Bismarck ha uno scopo e tutta la sua esistenza è volta al suo perseguimento: non ci sono distrazioni, ostacoli o successi che possano impedirne la stoica e perseverante riuscita. Si tratta di rendere la Germania unita sotto l’insegna del Secondo Reich, facendo della Prussia il pinnacolo economico, politico e militare dell’impero. Si tratta di rinvigorire l’animo alemanno, per troppo tempo lasco e afflitto dai detrimenti subiti negli ultimi anni. Si tratta di mostrare al mondo di che pasta sono fatti i tedeschi, vendicando col sangue le fiumane sparse sui campi di Jena e Auerstad, infliggendo ai francesi una lezione che ricorderanno a lungo.

Luigi Alessio non nasconde la sua stima per Bismarck ed è difficile non condividerne la simpatia, soprattutto grazie alla prosa nitida e perfettamente aderente al personaggio. Bismarck è un uomo dai molteplici tratti, affatto levigati o addomesticati: la sua energia incandescente, capace di portarlo a invadere la Danimarca come di presentarsi in tribunale in veste da notte, è parte integrante dell’indole vincente e coraggiosa del tolle Junker (lo Junker arrabbiato, come lo chiamano i compagni di università), la stessa che lo porterà a imparare cinque lingue, ad amministrare saggiamente le proprietà agrarie di famiglia e a intraprendere una carriera politica che a tratti ricorda quella del principale nemico della Germania. Oltre all’irruenza sfogata sui libri (Shakespeare, Béranger e Goethe sopra tutti), nelle lunghe cavalcate, nei duelli alla spada della prima giovinezza, Bismarck è un uomo dall’intuito precoce e dall’intelligenza acuta. Riesce in breve a conquistare la fiducia di Federico Guglielmo IV e a convincerlo della sua bravura. La fedeltà alla corona, le capacità oratorie, l’astuzia diplomatica gli permettono di ottenere in breve la carica di primo ministro e di gestire finalmente la politica estera prussiana come avrebbe voluto. La conquista della Danimarca, la guerra contro l’Austria e infine l’epica resa dei conti con la Francia, che si concluse con l’immediata vittoria a Sedan, immolano il gigante dai lunghi baffi sul tetto d’Europa.
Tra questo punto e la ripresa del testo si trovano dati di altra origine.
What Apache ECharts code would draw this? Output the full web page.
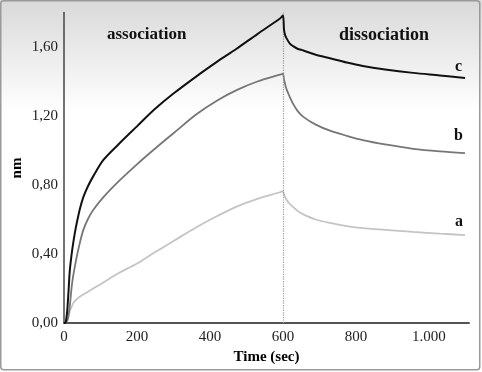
<!DOCTYPE html>
<html>
<head>
<meta charset="utf-8">
<script src="https://cdn.jsdelivr.net/npm/echarts@6/dist/echarts.min.js"></script>
<style>
html,body{margin:0;padding:0;background:#fff;}
#chart{width:482px;height:372px;}
</style>
</head>
<body>
<div id="chart"></div>
<script>
// Time points (sec)
var time = [0, 4, 6, 9, 12, 16, 21, 25, 30, 35, 44, 53, 65, 80, 108, 149, 200, 249, 300, 363, 420, 473, 530, 592, 600, 603, 606, 610, 619, 628, 640, 656, 690, 729, 775, 819, 880, 957, 1030, 1099];
// Series values (nm)
var seriesC = [0, 0, 0.02, 0.075, 0.17, 0.307, 0.40, 0.46, 0.525, 0.58, 0.665, 0.73, 0.79, 0.85, 0.945, 1.035, 1.14, 1.24, 1.33, 1.43, 1.515, 1.59, 1.675, 1.765, 1.782, 1.70, 1.67, 1.65, 1.62, 1.605, 1.59, 1.58, 1.555, 1.535, 1.51, 1.49, 1.47, 1.45, 1.435, 1.42];
var seriesB = [0, 0, 0.005, 0.015, 0.037, 0.10, 0.21, 0.27, 0.33, 0.385, 0.47, 0.54, 0.60, 0.655, 0.73, 0.82, 0.92, 1.01, 1.10, 1.21, 1.29, 1.35, 1.40, 1.44, 1.445, 1.41, 1.385, 1.355, 1.31, 1.27, 1.23, 1.195, 1.15, 1.115, 1.085, 1.06, 1.035, 1.01, 0.995, 0.985];
var seriesA = [0, 0, 0.005, 0.015, 0.037, 0.07, 0.095, 0.114, 0.128, 0.138, 0.153, 0.165, 0.18, 0.20, 0.235, 0.288, 0.345, 0.41, 0.475, 0.555, 0.62, 0.675, 0.72, 0.758, 0.765, 0.745, 0.73, 0.715, 0.69, 0.672, 0.65, 0.63, 0.60, 0.58, 0.562, 0.55, 0.54, 0.528, 0.518, 0.51];
var seriesNames = ['a', 'b', 'c'];
var phaseLabels = ['association', 'dissociation'];
var xTicks = [0, 200, 400, 600, 800, 1000];
var yTicks = [0, 0.4, 0.8, 1.2, 1.6];
var switchTime = 600;
var yAxisTitle = 'nm';

function pairs(vals){ return time.map(function(t,i){ return [t, vals[i]]; }); }

var serif = '"Liberation Serif","DejaVu Serif",serif';
var chart = echarts.init(document.getElementById('chart'));
chart.setOption({
  animation: false,
  backgroundColor: {
    type: 'linear', x: 0, y: 0, x2: 0, y2: 1,
    colorStops: [{offset: 0, color: '#d9d9d9'}, {offset: 0.3, color: '#ffffff'}, {offset: 1, color: '#ffffff'}]
  },
  grid: {left: 64, right: 13, top: 12.5, bottom: 49, containLabel: false, outerBoundsMode: 'none'},
  xAxis: {
    type: 'value', min: 0, max: 1110, interval: 200,
    name: 'Time (sec)', nameLocation: 'middle', nameGap: 27,
    nameTextStyle: {fontFamily: serif, fontWeight: 'bold', fontSize: 15, color: '#000'},
    axisLine: {show: true, lineStyle: {color: '#555', width: 2}},
    axisTick: {show: false},
    splitLine: {show: false},
    axisLabel: {
      fontFamily: serif, fontSize: 15, color: '#222', margin: 7,
      showMaxLabel: false,
      formatter: function(v){ return xTicks.indexOf(v) < 0 ? '' : (v >= 1000 ? (v/1000).toFixed(3) : String(v)); }
    }
  },
  yAxis: {
    type: 'value', min: 0, max: 1.8, interval: 0.4,
    axisLine: {show: true, lineStyle: {color: '#444', width: 1.5}},
    axisTick: {show: false},
    splitLine: {show: false},
    axisLabel: {
      fontFamily: serif, fontSize: 15, color: '#222', margin: 6,
      showMaxLabel: false,
      formatter: function(v){
        var ok = yTicks.some(function(t){ return Math.abs(t - v) < 1e-6; });
        return ok ? v.toFixed(2).replace('.', ',') : '';
      }
    }
  },
  series: [
    {name: seriesNames[0], type: 'line', data: pairs(seriesA), showSymbol: false, smooth: 0.3, lineStyle: {color: '#c4c4c4', width: 1.8},
     markLine: {silent: true, symbol: 'none', label: {show: false}, lineStyle: {color: '#9a9a9a', type: 'dotted', width: 1.2}, data: [{xAxis: switchTime}]}, z: 3},
    {name: seriesNames[1], type: 'line', data: pairs(seriesB), showSymbol: false, smooth: 0.3, lineStyle: {color: '#767676', width: 1.8}, z: 4},
    {name: seriesNames[2], type: 'line', data: pairs(seriesC), showSymbol: false, smooth: 0.3, lineStyle: {color: '#111111', width: 2}, z: 5}
  ],
  graphic: [
    {type: 'rect', shape: {x: 0.75, y: 0.75, width: 479, height: 369, r: 3}, style: {fill: 'none', stroke: '#9a9a9a', lineWidth: 1.5}, silent: true, z: 100},
    {type: 'text', x: 17, y: 168, rotation: Math.PI / 2, style: {text: yAxisTitle, font: 'bold 15px ' + serif, fill: '#000', align: 'center', verticalAlign: 'middle'}},
    {type: 'text', left: 107, top: 26, style: {text: phaseLabels[0], font: 'bold 17px ' + serif, fill: '#111'}},
    {type: 'text', left: 339, top: 26, style: {text: phaseLabels[1], font: 'bold 18px ' + serif, fill: '#111'}},
    {type: 'text', left: 455, top: 59, style: {text: seriesNames[2], font: 'bold 16px ' + serif, fill: '#111'}},
    {type: 'text', left: 454, top: 128, style: {text: seriesNames[1], font: 'bold 16px ' + serif, fill: '#111'}},
    {type: 'text', left: 455, top: 214, style: {text: seriesNames[0], font: 'bold 16px ' + serif, fill: '#111'}}
  ]
});
</script>
</body>
</html>
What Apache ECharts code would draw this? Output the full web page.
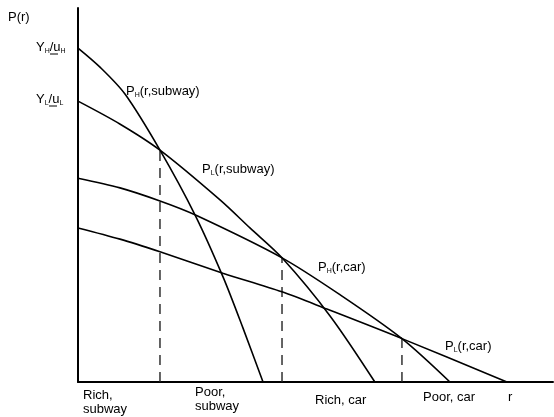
<!DOCTYPE html>
<html>
<head>
<meta charset="utf-8">
<script src="https://cdn.jsdelivr.net/npm/echarts@6/dist/echarts.min.js"></script>
<style>
html,body{margin:0;padding:0;background:#fff;}
#chart{width:554px;height:417px;}
</style>
</head>
<body>
<div id="chart"></div>
<script>
// Values (r on x axis, P(r) on y axis, arbitrary units 0-100)
const pHSubwayR = [0, 4.63, 9.89, 17.26, 24.63, 30.53, 34.74, 38.95];
const pHSubwayP = [89.3, 84.2, 77.0, 62.0, 44.7, 28.1, 14.4, 0];
const pLSubwayR = [0, 8.8, 17.26, 29.9, 36.2, 42.95, 53.1, 62.5];
const pLSubwayP = [75.1, 69.0, 62.0, 48.7, 41.2, 33.2, 17.6, 0];
const pHCarR = [0, 8.84, 17.26, 24.63, 42.95, 55.2, 68.2, 78.3];
const pHCarP = [54.5, 51.9, 48.4, 44.7, 33.2, 23.3, 11.6, 0];
const pLCarR = [0, 8.84, 17.26, 30.5, 42.95, 52.4, 68.2, 90.3];
const pLCarP = [41.2, 38.2, 34.8, 29.1, 24.1, 19.5, 11.6, 0];
// boundaries (dashed verticals) at curve intersections
const boundaryR = [17.26, 42.95, 68.2];
const boundaryP = [62.0, 33.2, 11.6];
const zoneLabels = ['Rich,\nsubway', 'Poor,\nsubway', 'Rich, car', 'Poor, car', 'r'];

const zip = (a, b) => a.map((v, i) => [v, b[i]]);
const curveStyle = { color: '#000', width: 1.6 };
const curve = (name, xs, ys) => ({
  name, type: 'line', data: zip(xs, ys), smooth: 0.3, symbol: 'none',
  lineStyle: curveStyle, silent: true, z: 3
});
const dashed = boundaryR.map((r, i) => ({
  type: 'line', data: [[r, 0], [r, boundaryP[i]]], symbol: 'none', silent: true,
  lineStyle: { color: '#222', width: 1.4, type: [10, 7] }, z: 2
}));

const F = 'Liberation Sans, Arial, sans-serif';
const richBase = {
  a: { fontFamily: F, fontSize: 13, color: '#000', lineHeight: 15 },
  s: { fontFamily: F, fontSize: 7, color: '#000', lineHeight: 15, verticalAlign: 'bottom' }
};
const plainText = (x, y, t, lh) => ({
  type: 'text', left: x, top: y,
  style: { text: t, fontFamily: F, fontSize: 13, fill: '#000', lineHeight: lh || 14 }
});

const chart = echarts.init(document.getElementById('chart'), null, { renderer: 'canvas' });
chart.setOption({
  animation: false,
  backgroundColor: '#fff',
  grid: { left: 78, right: 1, top: 8, bottom: 35 },
  xAxis: {
    type: 'value', min: 0, max: 100,
    axisLine: { show: true, lineStyle: { color: '#000', width: 2 } },
    axisTick: { show: false }, axisLabel: { show: false }, splitLine: { show: false }
  },
  yAxis: {
    type: 'value', min: 0, max: 100,
    axisLine: { show: true, lineStyle: { color: '#000', width: 2 } },
    axisTick: { show: false }, axisLabel: { show: false }, splitLine: { show: false }
  },
  series: [
    curve('P_H(r,subway)', pHSubwayR, pHSubwayP),
    curve('P_L(r,subway)', pLSubwayR, pLSubwayP),
    curve('P_H(r,car)', pHCarR, pHCarP),
    curve('P_L(r,car)', pLCarR, pLCarP),
    ...dashed
  ],
  graphic: [
    plainText(8, 10, 'P(r)'),
    { type: 'text', left: 36, top: 41, style: { text: '{a|Y}{s|H}{a|/u}{s|H}', rich: richBase } },
    { type: 'line', shape: { x1: 50, y1: 54, x2: 58, y2: 54 }, style: { stroke: '#000', lineWidth: 1 } },
    { type: 'text', left: 36, top: 93, style: { text: '{a|Y}{s|L}{a|/u}{s|L}', rich: richBase } },
    { type: 'line', shape: { x1: 49, y1: 106, x2: 57, y2: 106 }, style: { stroke: '#000', lineWidth: 1 } },
    { type: 'text', left: 126, top: 85, style: { text: '{a|P}{s|H}{a|(r,subway)}', rich: richBase } },
    { type: 'text', left: 202, top: 163, style: { text: '{a|P}{s|L}{a|(r,subway)}', rich: richBase } },
    { type: 'text', left: 318, top: 261, style: { text: '{a|P}{s|H}{a|(r,car)}', rich: richBase } },
    { type: 'text', left: 445, top: 340, style: { text: '{a|P}{s|L}{a|(r,car)}', rich: richBase } },
    plainText(83, 388, zoneLabels[0]),
    plainText(195, 385, zoneLabels[1]),
    plainText(315, 393, zoneLabels[2]),
    plainText(423, 390, zoneLabels[3]),
    plainText(508, 390, zoneLabels[4])
  ]
});
</script>
</body>
</html>
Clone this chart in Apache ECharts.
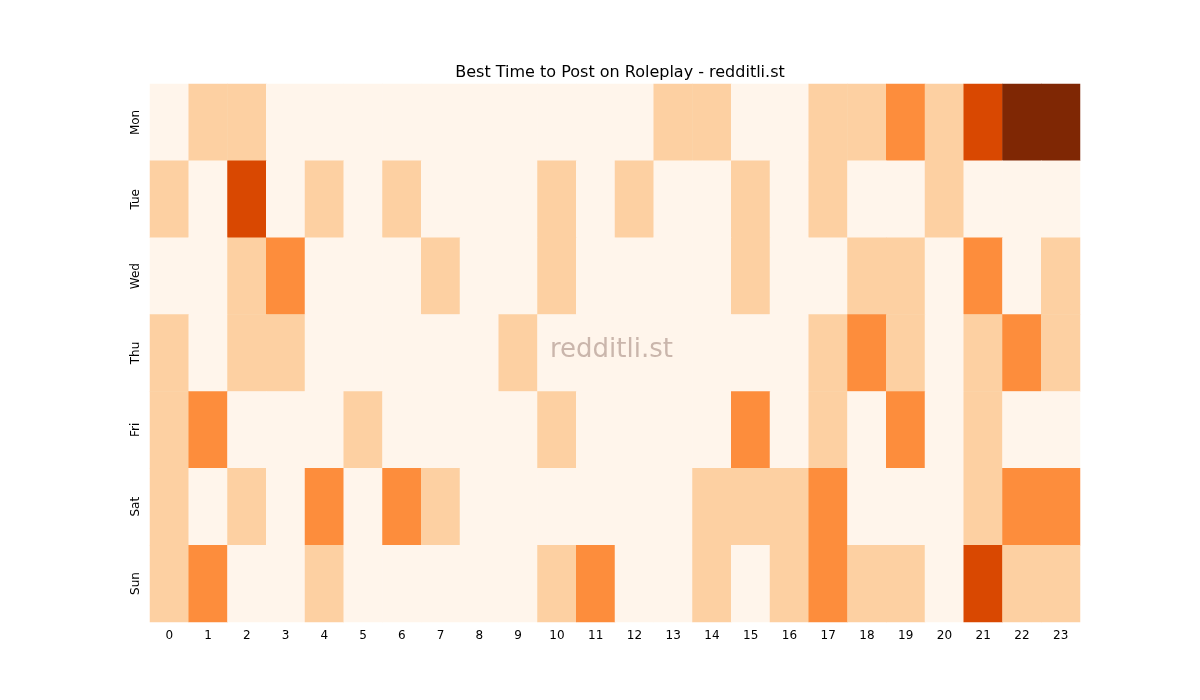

Un’opera costata quarant’anni di sacrifici e sforzi notevoli: la costruzione del sostrato politico germanico, le negoziazioni, le alleanze, le provocazioni, le inversioni di rotta sul fronte diplomatico, il mantenimento di una stabilità interna inizialmente impensabile… Ogni vittoria prussiana, ogni conquista germanica passa attraverso l’indefessa dedizione dello Junker alla causa. In lui vi è perseveranza, maniacalità, velocità d’esecuzione, coraggio, intuizione, tattica, ferocia, carisma. Ma in Bismarck, oltre all’indiscutibile patriottismo, a un fervido obnubilamento di ogni passione e allo straordinario genio strategico, vi sono anche aspetti più reconditi che attendono all’introspezione e alla meditazione e che hanno rilevanza pari alle doti politiche. Il profondo amore della solitudine vissuta tra i cespugli d’uva spina, lambendo le foglie larghe dell’ontano nero e del sambuco, lo porta sovente a indagare la propria interiorità, a scandagliare il passato, a riconsiderare se stesso e ciò che lo circonda. La vera passione del grande Cancelliere non sono la guerra, le conquiste o il consolidamento di una supremazia teutonica, quanto la pace e l’armonia destate dal raccoglimento in un campo di grano, all’ombra di una quercia sfrondata, sulle rive di un lago liscio e lucido come lo spirito di un soldato di Dio.

La vera forza della monografia di Alessio è data proprio dall’echeggiare di questi attimi poetici, di fede sincera, di repulsione nei confronti della mondanità e di ricerca introspettiva, i quali ci mostrano un aspetto di Bismarck complementare alla sua furia politica, ai rischi calibrati, alla lotta verso ogni forma di debolezza caratteriale e morale. L’autore dosa sapientemente le parole e i fatti, accompagnando il lettore, con la grazia dello storico che sa avvalersi di un’impronta letteraria forte e indipendente, attraverso un’indimenticabile epopea, in cui il dato pratico, il numero, l’evento, non soverchiano mai la potenza del protagonista, la sua avventura umana, il destino di chi, coscientemente, sa di dover fare della propria vita un’opera d’arte.